5. And yesterday we started barbri. I have nothing to say about it yet, though.

That's all. More later.

Oh. The world seems quieter now that I'm not in school. Or maybe I just don't have the TV on.

Tuesday, May 15, 2007


I, Grace, am a total fucking loser. However, I have found the most retarded, IN THE HISTORY OF GENIUSLY RETARDED, way to avoid studying for Wills & Trusts.


Monday, May 14, 2007

Lilly and Kori

Think they are SO smart. just because they only study the Wills & Trusts material that the professor has on the syllabus. Those bitches laughed at me. Maybe I WANTED to know about the rule against perpetuities? Maybe it's a fun phrase to know, and even funner to say. Maybe those two can suck it.

They think they are SO clever that they actually have all the required texts for the class, instead of unsuccessfully trying to buy them two days before the exam.

Lilly and Kori have a new boyfriend that they share. I saw him on Lake Shore Drive today, and snapped this picture WHILE driving. And no. That's not just a pale shirt he's wearing.

Sunday, May 13, 2007

RIP Nancy

What the fuck??!???

Tuesday, May 08, 2007

Meet Nancy:

She's my New Job Fish.

Saturday, May 05, 2007

Dear Pretty Much Everyone I Know,

Thanks for not asking about the job. But you can ask now. Because I got it. Yay!

Why Living Alone Sometimes Sucks

This is the bug that I captured in my bathroom this morning. It's huge and scary and gross, and I didn't want to kill it, because I was afraid I'd miss, and then the bug would be pissed off and try to hurt me. So I just put a martini glass on top of it, and then closed the bathroom door. I'm a big believer in the "ignore the problem and it goes away" theory. Because when I lived with someone else, they would go in the bathroom, see the bug martini, and dispose of it as they saw fit. Now, it seems the bathroom door will just remain closed forever, and I'm going to have to pee in the sink.

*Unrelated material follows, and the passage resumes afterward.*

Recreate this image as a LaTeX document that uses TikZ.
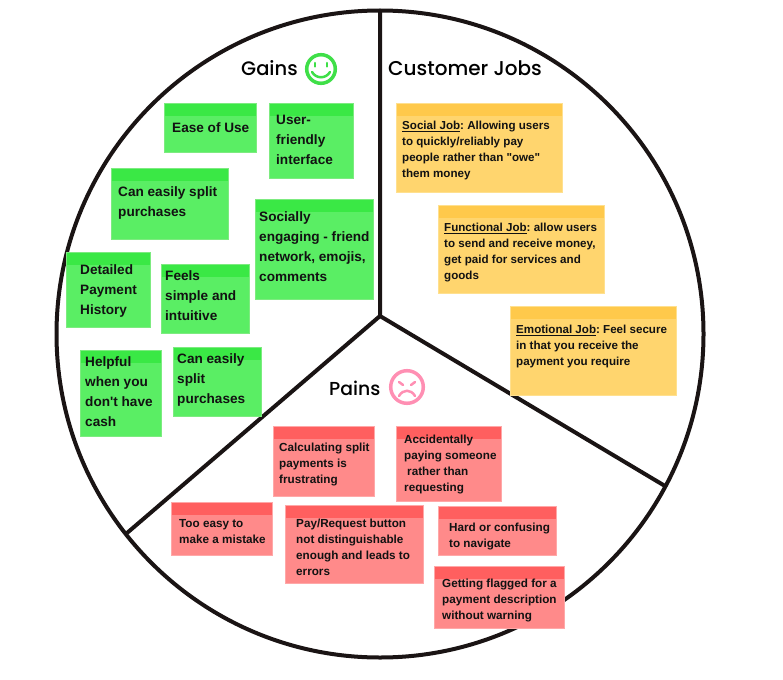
\documentclass[tikz,border=0pt]{standalone}
\usepackage{fontspec}
\setmainfont{Liberation Sans}
\newfontfamily\headfont{Poppins Medium}
\definecolor{linecol}{HTML}{1A1414}
\definecolor{greenfill}{HTML}{5AEE64}
\definecolor{greenhead}{HTML}{3AE845}
\definecolor{greenedge}{HTML}{7DEB80}
\definecolor{orangefill}{HTML}{FFD56E}
\definecolor{orangehead}{HTML}{FFC94B}
\definecolor{orangeedge}{HTML}{FFE08F}
\definecolor{redfill}{HTML}{FF8A8A}
\definecolor{redhead}{HTML}{FF5F5F}
\definecolor{rededge}{HTML}{FFA8A8}
\definecolor{pinkface}{HTML}{FF8FB3}
\definecolor{greenface}{HTML}{3FDF48}
\tikzset{
	note/.style={anchor=north west, inner sep=0pt, minimum width=#1-1pt, line width=1pt, xshift=-.4pt, yshift=.4pt},
	head/.style={draw=#1edge, fill=#1fill, path picture={\fill[#1head] (path picture bounding box.north west) rectangle ([yshift=-12.5pt]path picture bounding box.north east);}},
	notetext/.style={anchor=north west, inner sep=0pt, align=left, text=black!93, execute at begin node={\frenchspacing\rule{0pt}{11pt}}},
	bigtext/.style={notetext, yshift=-1pt, font=\bfseries\fontsize{13.6}{20}\selectfont},
	smalltext/.style={notetext, yshift=-3pt, font=\bfseries\fontsize{#1}{16}\selectfont},
	title/.style={anchor=base west, inner sep=0pt, font=\headfont\fontsize{#1}{21}\selectfont, text=black},
}
\begin{document}
\begin{tikzpicture}[x=1pt, y=-1pt, line cap=butt]
	\path[use as bounding box] (0,0) rectangle (783,679);
	\path (380,334) coordinate (C) (380,316) coordinate (O) (380,11) coordinate (T) (665,486) coordinate (R) (127,533) coordinate (L);
	\draw[linecol, line width=4pt] (C) circle (323.5pt);
	\draw[linecol, line width=4pt] (T)--(O)--(R) (O)--(L);
	\node[title=19.5] (gains) at (241,76) {Gains};
	\node[title=20] (jobs) at (388,76) {Customer Jobs};
	\node[title=18.8] (pains) at (329,395) {Pains};
	% faces
	\path (321,69) coordinate (S) (407,387) coordinate (F);
	\draw[greenface, line width=3.5pt] (S) circle (14.3pt);
	\draw[greenface, line width=2.5pt, line cap=round] ([shift={(-6,-6)}]S)--++(0,3.5) ([shift={(6,-6)}]S)--++(0,3.5);
	\draw[greenface, line width=2.5pt, line cap=round] ([shift={(-9,3)}]S) .. controls ([shift={(-5,10)}]S) and ([shift={(5,10)}]S) .. ([shift={(9,3)}]S);
	\draw[pinkface, line width=3.5pt] (F) circle (16.3pt);
	\draw[pinkface, line width=2.5pt, line cap=round] ([shift={(-8,-5)}]F)--([shift={(-4,-2)}]F) ([shift={(8,-5)}]F)--([shift={(4,-2)}]F);
	\draw[pinkface, line width=2.5pt, line cap=round] ([shift={(-8,9)}]F) .. controls ([shift={(-4,2)}]F) and ([shift={(4,2)}]F) .. ([shift={(8,9)}]F);
	% gains
	\foreach \n/\x/\y/\w/\h/\tx/\ty/\txt in {
		ease/164/103/93/50/172/131/{Ease of Use},
		user/269/103/85/76/276/125/{User-\\friendly\\interface},
		split/111/168/118/72/118/196/{Can easily split\\purchases},
		social/255/199/119/101/259/221/{Socially\\engaging - friend\\network, emojis,\\comments},
		history/66/252/85/76/80/274/{Detailed\\Payment\\History},
		feels/161/264/89/70/165/280/{Feels\\simple and\\intuitive},
		cash/80/350/82/87/85/366/{Helpful\\when you\\don\textquotesingle t have\\cash},
		splittwo/173/347/89/70/177/363/{Can easily\\split\\purchases}}{
		\node[note=\w pt, minimum height=\h pt-1pt, head=green] (\n) at (\x,\y) {};
		\node[bigtext] (\n txt) at (\tx,\ty-11) {\txt};
	}
	% customer jobs
	\foreach \n/\x/\y/\w/\h/\tx/\ty/\txt in {
		socialjob/396/103/167/90/402/129/{\underline{Social Job}: Allowing users\\to quickly/reliably pay\\people rather than \textquotedbl owe\textquotedbl\\them money},
		funcjob/438/205/167/89/444/231/{\underline{Functional Job}: allow users\\to send and receive money,\\get paid for services and\\goods},
		emojob/510/306/167/90/516/333/{\underline{Emotional Job}: Feel secure\\in that you receive the\\payment you require}}{
		\node[note=\w pt, minimum height=\h pt-1pt, head=orange] (\n) at (\x,\y) {};
		\node[smalltext=11.6] (\n txt) at (\tx,\ty-11) {\txt};
	}
	% pains
	\foreach \n/\x/\y/\w/\h/\tx/\ty/\txt in {
		calc/273/426/102/71/279/451/{Calculating split\\payments is\\frustrating},
		accident/396/426/106/76/404/443/{Accidentally\\paying someone\\\hspace*{3pt}rather than\\requesting},
		easy/171/502/102/54/179/527/{Too easy to\\make a mistake},
		button/285/505/139/79/296/527/{Pay/Request button\\not distinguishable\\enough and leads to\\errors},
		hard/438/506/119/50/449/531/{Hard or confusing\\to navigate},
		flagged/434/566/131/63/442/587/{Getting flagged for a\\payment description\\without warning}}{
		\node[note=\w pt, minimum height=\h pt-1pt, head=red] (\n) at (\x,\y) {};
		\node[smalltext=11.7] (\n txt) at (\tx,\ty-11) {\txt};
	}
\end{tikzpicture}
\end{document}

Any idea what kind of bug this is?

Anyone wanna come over and kill it for me?

Thursday, May 03, 2007


No, I STILL have not heard about my future employment. Thanks (to most of you) for not asking. I'm going crazy though. Literally going crazy. I can't think about anything else. I've done every possible meaningless task to occupy the empty hours I spend waiting for that phone call or that letter in the mail. I've ran out of ways to distract myself.

So I've decided the one thing that will keep my mind off the job thing is hunger. So I'm going on a hunger strike. I just think it might make the time go by a little faster. It's going to be a semi hunger strike. I'm only going to eat pretzel rods. The pretzel rods may be dipped in salsa if I desire. The only beverages I'm allowed to drink are water, diet coke, and champagne. Prescription drugs, of course, are also allowed.

Tuesday, May 01, 2007

My Attempt at Outdoor Exercise

I'm a gym girl. Not like I go with any regularity, but when I choose to exercise, I like it in a structured atmosphere. But it was a pretty day today, so I decided to go for a jog on the lakefront path. It's pretty and everyone seems all happy to be outside, and I decided I wanted to be one of those people. So I did it.

I had what I thought was a pretty good plan. Although the lake is within walking distance, I don't like to, because you have to walk through a kind of crappy neighborhood, and the guys in that neighborhood always make gross comments to girls walking by. So I decided to drive to the beach, park there, and put my car key in my spandex shorts since I didn't have any pockets. So I go for my little run, and I actually go for about 40 minutes, and it was really lovely. I was really enjoying myself. A slow song comes on, and I figure this is a good time to stop and figure out if I want to keep on going or turn back. I check to make sure I still have my car key.

But it's gone.

Wanna know why?


So I walk slowly back the path looking for the key, which of course I don't find. Duh!! So I have to walk home anyway in my short little spandex shorts through the crappy area and the very thing I didn't want to happen, happened:

A midget told me I gave him a boner.

Outdoor exercise can go fuck itself.